For those of you who are only now rousing yourself from a drunken and bloated Independence Day weekend coma -- you know who you are -- Joe Lieberman made an interesting announcement on Monday that he's going to run in the fall election whether he wins the Democratic Primary or not.
Well, it's an, um, interesting primary strategy to tell the very voters you're courting that they can go Cheney themselves, but that's our Holy Joe. His internal polling must show that Ned Lamont is kicking his sellout behind up and down the state. (And let's not forget that other Connecticut folks want to kick his ass too.)
Trying to salvage his chances for re-election, Lieberman is hoping to style himself a "petitioning Democrat" for the fall ballot. However, state electoral laws won't allow him to run under any variation of the party name if he doesn't get the nomination. Stupid democracy! (No idea what name he'll run under once he's done running from the Democratic Party. An Atrios commenter suggested that he run as a member of the Bullshit Moose Party. Sounds about right to me.)
In any case, tonight's primary debate between Lieberman and Lamont should be very interesting, to say the least. It's going to be carried live on C-Span at 7pm. (Yes, I realize that completely undercuts the above comment about it being interesting.)
(Image courtesy of the valiant, heterosexual, patriotic Jesus's General.)
Update: Just watched the debate. It certainly didn't fail to deliver on the fireworks.
Lamont's new to the political game, but he still landed a couple nice blows, ranging from a well-crafted opening statement -- "If you're not going to stand up to George Bush's failed agenda, I will" -- to a great off-the-cuff zinger when Lieberman kept interrupting -- "Hold on, sir. This isn't Fox News." He was a bit wobbly on illegal immigration, but made some great jabs on Iraq, the economy, and gas prices. Although a little wide-eyed, he seemed to be eager to get to work and get things done.

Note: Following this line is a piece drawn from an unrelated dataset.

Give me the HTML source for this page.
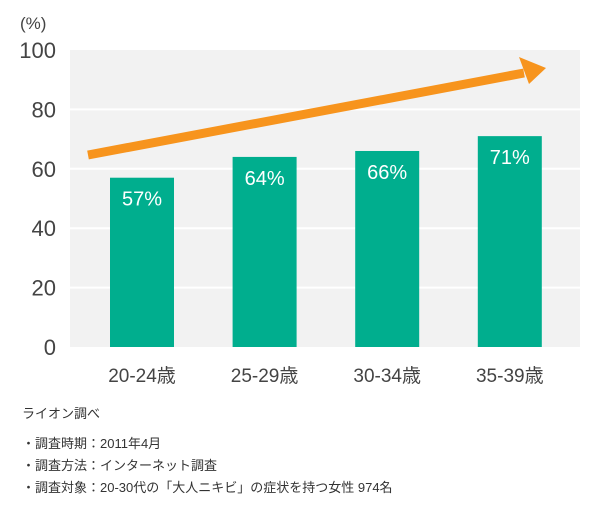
<!DOCTYPE html>
<html><head><meta charset="utf-8"><style>
body{margin:0;background:#fff;width:600px;height:510px;overflow:hidden;font-family:"Liberation Sans","Noto Sans CJK JP",sans-serif}
svg{display:block}
</style></head><body>
<svg width="600" height="510">
<g id="plot"></g>
<text x="20" y="29" font-size="17" fill="#444">(%)</text>
<g font-size="13" fill="#333">
<text x="22" y="418">ライオン調べ</text>
<text x="22" y="448">・調査時期：2011年4月</text>
<text x="22" y="470">・調査方法：インターネット調査</text>
<text x="22" y="492">・調査対象：20-30代の「大人ニキビ」の症状を持つ女性 974名</text>
</g>
</svg>
<script>
const categories=["20-24歳","25-29歳","30-34歳","35-39歳"];
const values=[57,64,66,71];
const labels=["57%","64%","66%","71%"];
const yTicks=[0,20,40,60,80,100];
const NS="http://www.w3.org/2000/svg";
const g=document.getElementById("plot");
const x0=70,x1=580,yBase=347,yTop=50;
const y=v=>yBase-(v/100)*(yBase-yTop);
const step=122.6, bw=64;
const cx=i=>142+i*step;
function mk(t,a){const e=document.createElementNS(NS,t);for(const k in a)e.setAttribute(k,a[k]);g.appendChild(e);return e;}
const bg=mk("rect",{x:x0,y:yTop,width:x1-x0,height:yBase-yTop,fill:"#f2f2f2"});


yTicks.forEach(v=>{
 if(v>0&&v<100){const l=mk("line",{x1:x0,x2:x1,y1:y(v),y2:y(v),stroke:"#fff","stroke-width":2});
 
 }
 const t=mk("text",{x:56,y:y(v)+8,"text-anchor":"end","font-size":22,fill:"#444"});t.textContent=v;
 
 
});
values.forEach((v,i)=>{
 const r=mk("rect",{x:cx(i)-bw/2,y:y(v),width:bw,height:yBase-y(v),fill:"#00ae8e"});
 
 
 const t=mk("text",{x:cx(i),y:y(v)+28,"text-anchor":"middle","font-size":20,fill:"#fff"});t.textContent=labels[i];
 
 
 const c=mk("text",{x:cx(i),y:382,"text-anchor":"middle","font-size":19,fill:"#444"});c.textContent=categories[i];
 
 
});
const ln=mk("line",{x1:88,y1:155,x2:524,y2:73,stroke:"#f7941d","stroke-width":9});


const hd=mk("polygon",{points:"546,68 519,57 529,84",fill:"#f7941d"});


</script>
</body></html>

Lieberman, meanwhile, seemed to think it was a personal affront that he had to even be there. (Keith Olbermann just compared him to Crocker Jarvis, the incumbent senator in Robert Redford's The Candidate who acted much the same way.) In an interesting strategy, Lieberman alternated his tone between condescension, bullying condescension, and contemptuous condescension. Plus, he kept on borrowing debating tools from Republicans, mocking Lamont as a flip-flopper and invoking Reagan's "there you go again" comment on several occasions. Yeah, that's going to go over really well with Democratic primary voters.